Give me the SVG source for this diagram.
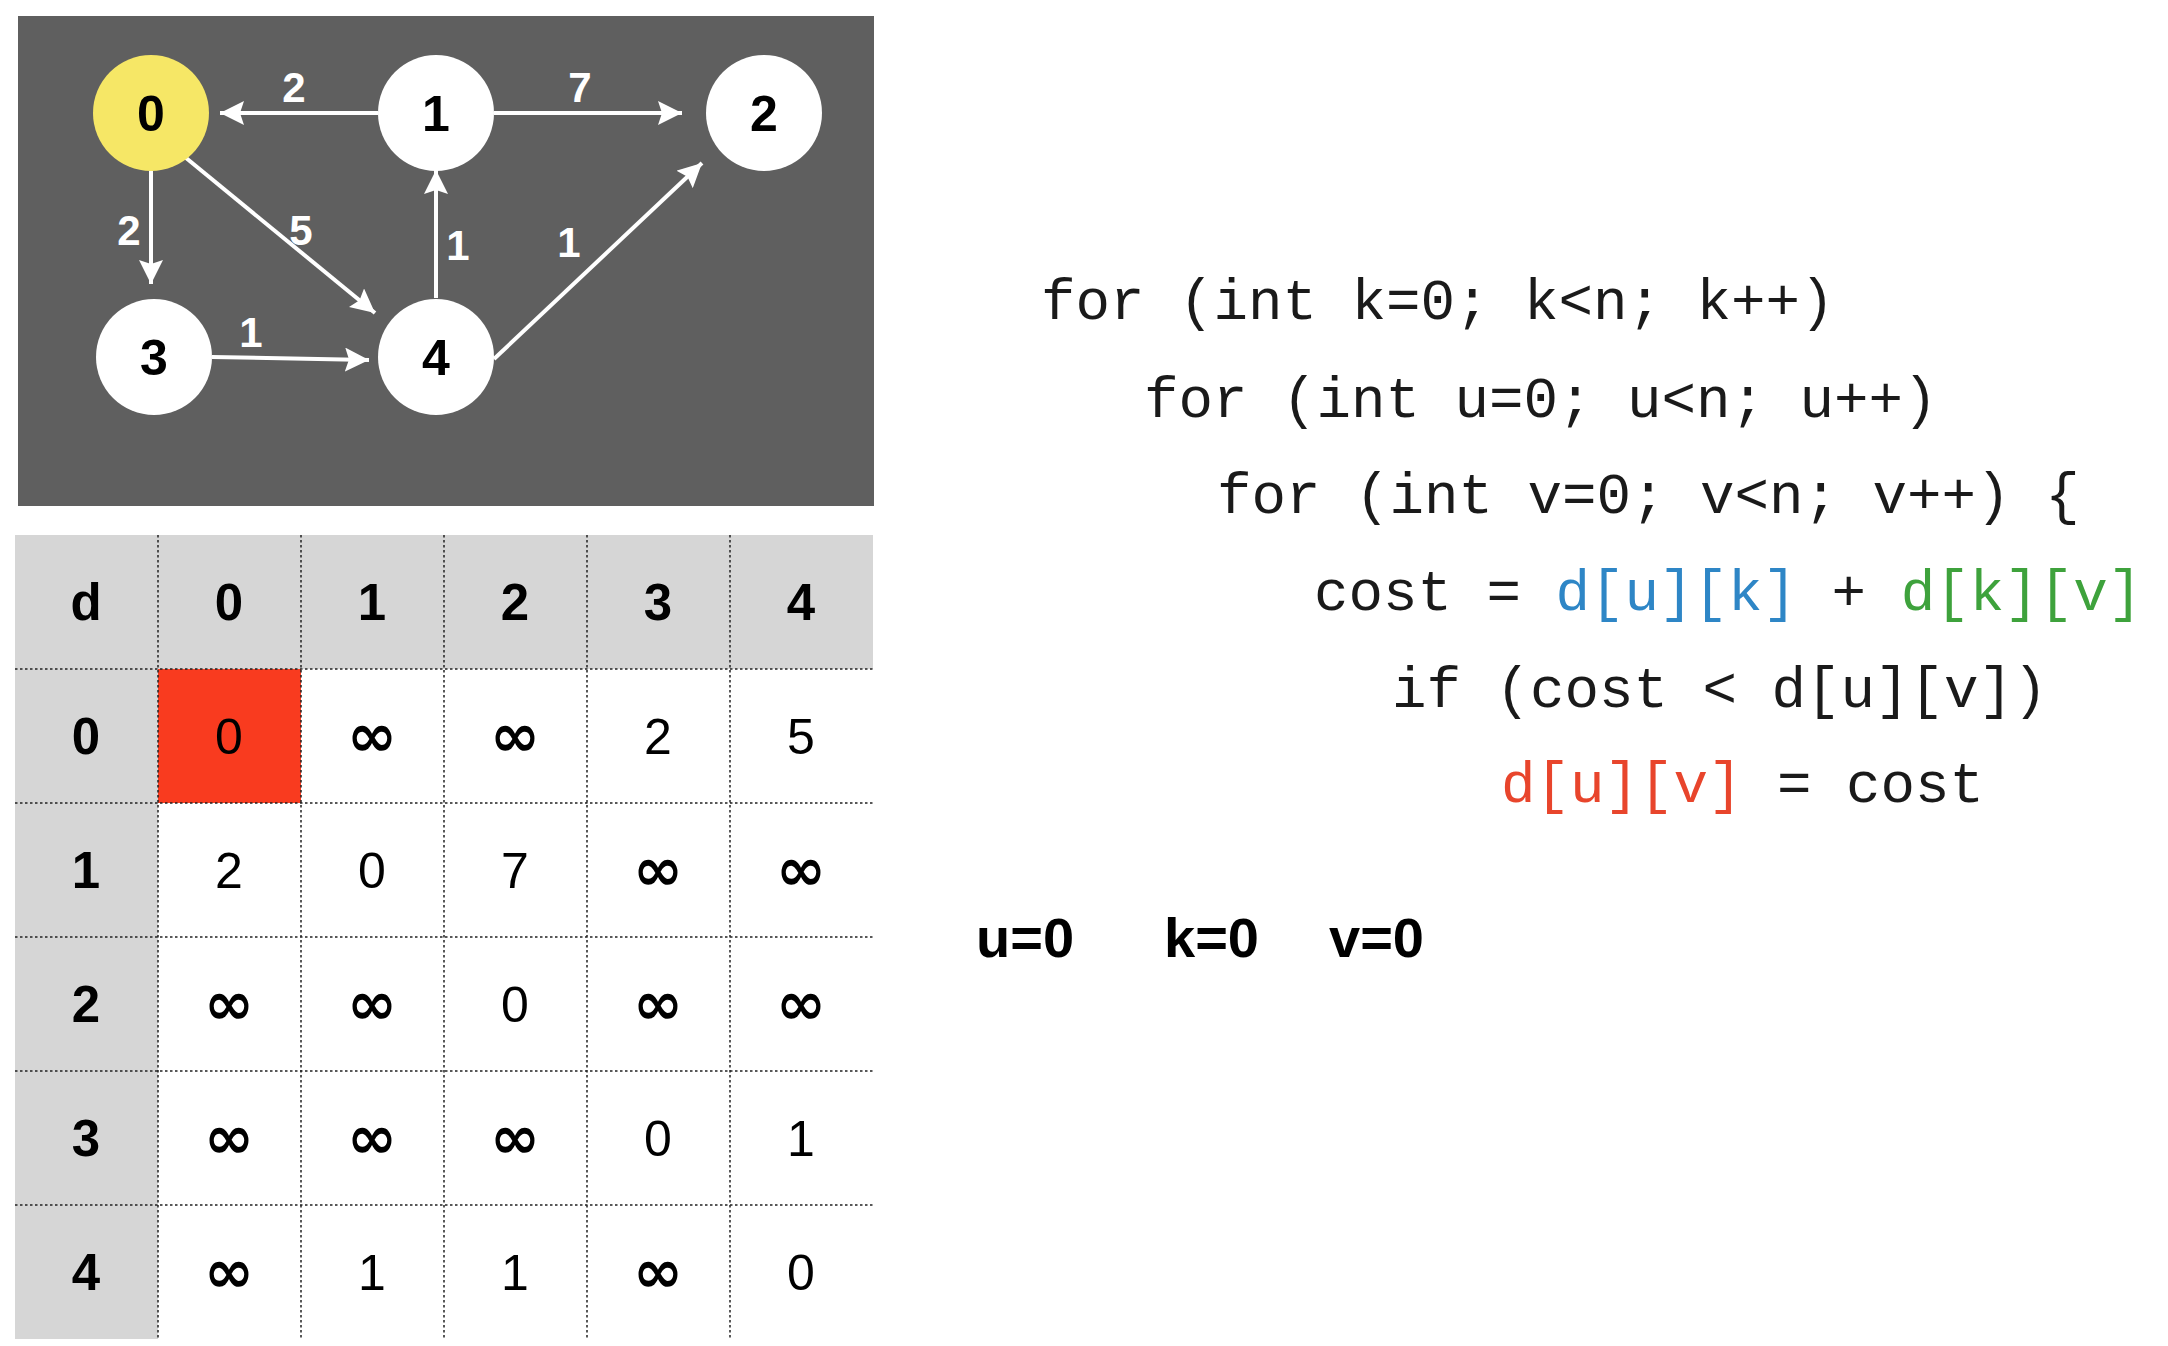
<svg xmlns="http://www.w3.org/2000/svg" width="2168" height="1346" viewBox="0 0 2168 1346">
<style>
.node{fill:#fff}
.nlabel{font-family:"Liberation Sans",Arial,sans-serif;font-weight:bold;font-size:50px;fill:#000;text-anchor:middle}
.elabel{font-family:"Liberation Sans",Arial,sans-serif;font-weight:bold;font-size:42px;fill:#fff;text-anchor:middle}
.edge{stroke:#fff;stroke-width:4;fill:none}
.grid{stroke:#222;stroke-width:1.5;stroke-dasharray:2.5 2.5;fill:none}
.th{font-family:"Liberation Sans",Arial,sans-serif;font-weight:bold;font-size:51px;fill:#000;text-anchor:middle}
.td{font-family:"Liberation Sans",Arial,sans-serif;font-size:50px;fill:#000;text-anchor:middle}
.inf{font-family:"DejaVu Sans","Liberation Sans",sans-serif;font-weight:bold;font-size:60px;fill:#000;text-anchor:middle}
.code{font-family:"Liberation Mono","Courier New",monospace;font-size:57.5px;fill:#1a1a1a;white-space:pre}
.var{font-family:"Liberation Sans",Arial,sans-serif;font-weight:bold;font-size:56px;fill:#000}
</style>
<defs>
<marker id="arr" markerUnits="userSpaceOnUse" markerWidth="26" markerHeight="24" viewBox="0 0 26 24" refX="24" refY="12" orient="auto">
<path d="M0,0 L24,12 L0,24 L4,12 Z" fill="#fff"/>
</marker>
</defs>
<rect x="0" y="0" width="2168" height="1346" fill="#fff"/>
<rect x="18" y="16" width="856" height="490" fill="#5f5f5f"/>
<g id="connectors">
<line class="edge" x1="378" y1="113" x2="220" y2="113" marker-end="url(#arr)"/>
<line class="edge" x1="494" y1="113" x2="682" y2="113" marker-end="url(#arr)"/>
<line class="edge" x1="151" y1="171" x2="151" y2="284" marker-end="url(#arr)"/>
<line class="edge" x1="180" y1="153" x2="375" y2="313" marker-end="url(#arr)"/>
<line class="edge" x1="436" y1="298" x2="436" y2="170" marker-end="url(#arr)"/>
<line class="edge" x1="494" y1="359" x2="702" y2="163" marker-end="url(#arr)"/>
<line class="edge" x1="212" y1="357" x2="369" y2="360" marker-end="url(#arr)"/>
<text class="elabel" x="294" y="102">2</text>
<text class="elabel" x="580" y="102">7</text>
<text class="elabel" x="129" y="245">2</text>
<text class="elabel" x="301" y="245">5</text>
<text class="elabel" x="458" y="260">1</text>
<text class="elabel" x="569" y="257">1</text>
<text class="elabel" x="251" y="347">1</text>
</g>
<g id="node0"><circle cx="151" cy="113" r="58" fill="#f6e766"/><text class="nlabel" x="151" y="131">0</text></g>
<g id="node1"><circle class="node" cx="436" cy="113" r="58"/><text class="nlabel" x="436" y="131">1</text></g>
<g id="node2"><circle class="node" cx="764" cy="113" r="58"/><text class="nlabel" x="764" y="131">2</text></g>
<g id="node3"><circle class="node" cx="154" cy="357" r="58"/><text class="nlabel" x="154" y="375">3</text></g>
<g id="node4"><circle class="node" cx="436" cy="357" r="58"/><text class="nlabel" x="436" y="375">4</text></g>

<g id="table">
<rect x="15" y="535" width="858" height="134" fill="#d6d6d6"/>
<rect x="15" y="669" width="143" height="670" fill="#d6d6d6"/>
<rect x="158" y="669" width="143" height="134" fill="#f93b1f"/>
<path class="grid" d="M158,535V1339M301,535V1339M444,535V1339M587,535V1339M730,535V1339M15,669H873M15,803H873M15,937H873M15,1071H873M15,1205H873"/>
<text class="th" x="86" y="620">d</text>
<text class="th" x="229" y="620">0</text>
<text class="th" x="372" y="620">1</text>
<text class="th" x="515" y="620">2</text>
<text class="th" x="658" y="620">3</text>
<text class="th" x="801" y="620">4</text>
<text class="th" x="86" y="754">0</text>
<text class="th" x="86" y="888">1</text>
<text class="th" x="86" y="1022">2</text>
<text class="th" x="86" y="1156">3</text>
<text class="th" x="86" y="1290">4</text>
<text class="td" x="229" y="754">0</text><text class="inf" x="372" y="756">∞</text><text class="inf" x="515" y="756">∞</text><text class="td" x="658" y="754">2</text><text class="td" x="801" y="754">5</text>
<text class="td" x="229" y="888">2</text><text class="td" x="372" y="888">0</text><text class="td" x="515" y="888">7</text><text class="inf" x="658" y="890">∞</text><text class="inf" x="801" y="890">∞</text>
<text class="inf" x="229" y="1024">∞</text><text class="inf" x="372" y="1024">∞</text><text class="td" x="515" y="1022">0</text><text class="inf" x="658" y="1024">∞</text><text class="inf" x="801" y="1024">∞</text>
<text class="inf" x="229" y="1158">∞</text><text class="inf" x="372" y="1158">∞</text><text class="inf" x="515" y="1158">∞</text><text class="td" x="658" y="1156">0</text><text class="td" x="801" y="1156">1</text>
<text class="inf" x="229" y="1292">∞</text><text class="td" x="372" y="1290">1</text><text class="td" x="515" y="1290">1</text><text class="inf" x="658" y="1292">∞</text><text class="td" x="801" y="1290">0</text>
</g>

<g id="code">
<text class="code" x="1041" y="319">for (int k=0; k&lt;n; k++)</text>
<text class="code" x="1144" y="417">for (int u=0; u&lt;n; u++)</text>
<text class="code" x="1217" y="513">for (int v=0; v&lt;n; v++) {</text>
<text class="code" x="1314" y="610">cost = <tspan fill="#2e86c6">d[u][k]</tspan> + <tspan fill="#3ea23c">d[k][v]</tspan></text>
<text class="code" x="1392" y="707">if (cost &lt; d[u][v])</text>
<text class="code" x="1501" y="802"><tspan fill="#e8452c">d[u][v]</tspan> = cost</text>
</g>

<g id="vars">
<text class="var" x="976" y="957">u=0</text>
<text class="var" x="1164" y="957">k=0</text>
<text class="var" x="1329" y="957">v=0</text>
</g>
</svg>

+++++

▸ **Work to complete**
Give the data again exactly as written, with all pictures left out.

▸ **Response for this exercise**
Give me the SVG source for this diagram.
<svg xmlns="http://www.w3.org/2000/svg" width="2168" height="1346" viewBox="0 0 2168 1346">
<style>
.node{fill:#fff}
.nlabel{font-family:"Liberation Sans",Arial,sans-serif;font-weight:bold;font-size:50px;fill:#000;text-anchor:middle}
.elabel{font-family:"Liberation Sans",Arial,sans-serif;font-weight:bold;font-size:42px;fill:#fff;text-anchor:middle}
.edge{stroke:#fff;stroke-width:4;fill:none}
.grid{stroke:#222;stroke-width:1.5;stroke-dasharray:2.5 2.5;fill:none}
.th{font-family:"Liberation Sans",Arial,sans-serif;font-weight:bold;font-size:51px;fill:#000;text-anchor:middle}
.td{font-family:"Liberation Sans",Arial,sans-serif;font-size:50px;fill:#000;text-anchor:middle}
.inf{font-family:"DejaVu Sans","Liberation Sans",sans-serif;font-weight:bold;font-size:60px;fill:#000;text-anchor:middle}
.code{font-family:"Liberation Mono","Courier New",monospace;font-size:57.5px;fill:#1a1a1a;white-space:pre}
.var{font-family:"Liberation Sans",Arial,sans-serif;font-weight:bold;font-size:56px;fill:#000}
</style>
<defs>
<marker id="arr" markerUnits="userSpaceOnUse" markerWidth="26" markerHeight="24" viewBox="0 0 26 24" refX="24" refY="12" orient="auto">
<path d="M0,0 L24,12 L0,24 L4,12 Z" fill="#fff"/>
</marker>
</defs>
<rect x="0" y="0" width="2168" height="1346" fill="#fff"/>
<rect x="18" y="16" width="856" height="490" fill="#5f5f5f"/>
<g id="connectors">
<line class="edge" x1="378" y1="113" x2="220" y2="113" marker-end="url(#arr)"/>
<line class="edge" x1="494" y1="113" x2="682" y2="113" marker-end="url(#arr)"/>
<line class="edge" x1="151" y1="171" x2="151" y2="284" marker-end="url(#arr)"/>
<line class="edge" x1="180" y1="153" x2="375" y2="313" marker-end="url(#arr)"/>
<line class="edge" x1="436" y1="298" x2="436" y2="170" marker-end="url(#arr)"/>
<line class="edge" x1="494" y1="359" x2="702" y2="163" marker-end="url(#arr)"/>
<line class="edge" x1="212" y1="357" x2="369" y2="360" marker-end="url(#arr)"/>
<text class="elabel" x="294" y="102">2</text>
<text class="elabel" x="580" y="102">7</text>
<text class="elabel" x="129" y="245">2</text>
<text class="elabel" x="301" y="245">5</text>
<text class="elabel" x="458" y="260">1</text>
<text class="elabel" x="569" y="257">1</text>
<text class="elabel" x="251" y="347">1</text>
</g>
<g id="node0"><circle cx="151" cy="113" r="58" fill="#f6e766"/><text class="nlabel" x="151" y="131">0</text></g>
<g id="node1"><circle class="node" cx="436" cy="113" r="58"/><text class="nlabel" x="436" y="131">1</text></g>
<g id="node2"><circle class="node" cx="764" cy="113" r="58"/><text class="nlabel" x="764" y="131">2</text></g>
<g id="node3"><circle class="node" cx="154" cy="357" r="58"/><text class="nlabel" x="154" y="375">3</text></g>
<g id="node4"><circle class="node" cx="436" cy="357" r="58"/><text class="nlabel" x="436" y="375">4</text></g>

<g id="table">
<rect x="15" y="535" width="858" height="134" fill="#d6d6d6"/>
<rect x="15" y="669" width="143" height="670" fill="#d6d6d6"/>
<rect x="158" y="669" width="143" height="134" fill="#f93b1f"/>
<path class="grid" d="M158,535V1339M301,535V1339M444,535V1339M587,535V1339M730,535V1339M15,669H873M15,803H873M15,937H873M15,1071H873M15,1205H873"/>
<text class="th" x="86" y="620">d</text>
<text class="th" x="229" y="620">0</text>
<text class="th" x="372" y="620">1</text>
<text class="th" x="515" y="620">2</text>
<text class="th" x="658" y="620">3</text>
<text class="th" x="801" y="620">4</text>
<text class="th" x="86" y="754">0</text>
<text class="th" x="86" y="888">1</text>
<text class="th" x="86" y="1022">2</text>
<text class="th" x="86" y="1156">3</text>
<text class="th" x="86" y="1290">4</text>
<text class="td" x="229" y="754">0</text><text class="inf" x="372" y="756">∞</text><text class="inf" x="515" y="756">∞</text><text class="td" x="658" y="754">2</text><text class="td" x="801" y="754">5</text>
<text class="td" x="229" y="888">2</text><text class="td" x="372" y="888">0</text><text class="td" x="515" y="888">7</text><text class="inf" x="658" y="890">∞</text><text class="inf" x="801" y="890">∞</text>
<text class="inf" x="229" y="1024">∞</text><text class="inf" x="372" y="1024">∞</text><text class="td" x="515" y="1022">0</text><text class="inf" x="658" y="1024">∞</text><text class="inf" x="801" y="1024">∞</text>
<text class="inf" x="229" y="1158">∞</text><text class="inf" x="372" y="1158">∞</text><text class="inf" x="515" y="1158">∞</text><text class="td" x="658" y="1156">0</text><text class="td" x="801" y="1156">1</text>
<text class="inf" x="229" y="1292">∞</text><text class="td" x="372" y="1290">1</text><text class="td" x="515" y="1290">1</text><text class="inf" x="658" y="1292">∞</text><text class="td" x="801" y="1290">0</text>
</g>

<g id="code">
<text class="code" x="1041" y="319">for (int k=0; k&lt;n; k++)</text>
<text class="code" x="1144" y="417">for (int u=0; u&lt;n; u++)</text>
<text class="code" x="1217" y="513">for (int v=0; v&lt;n; v++) {</text>
<text class="code" x="1314" y="610">cost = <tspan fill="#2e86c6">d[u][k]</tspan> + <tspan fill="#3ea23c">d[k][v]</tspan></text>
<text class="code" x="1392" y="707">if (cost &lt; d[u][v])</text>
<text class="code" x="1501" y="802"><tspan fill="#e8452c">d[u][v]</tspan> = cost</text>
</g>

<g id="vars">
<text class="var" x="976" y="957">u=0</text>
<text class="var" x="1164" y="957">k=0</text>
<text class="var" x="1329" y="957">v=0</text>
</g>
</svg>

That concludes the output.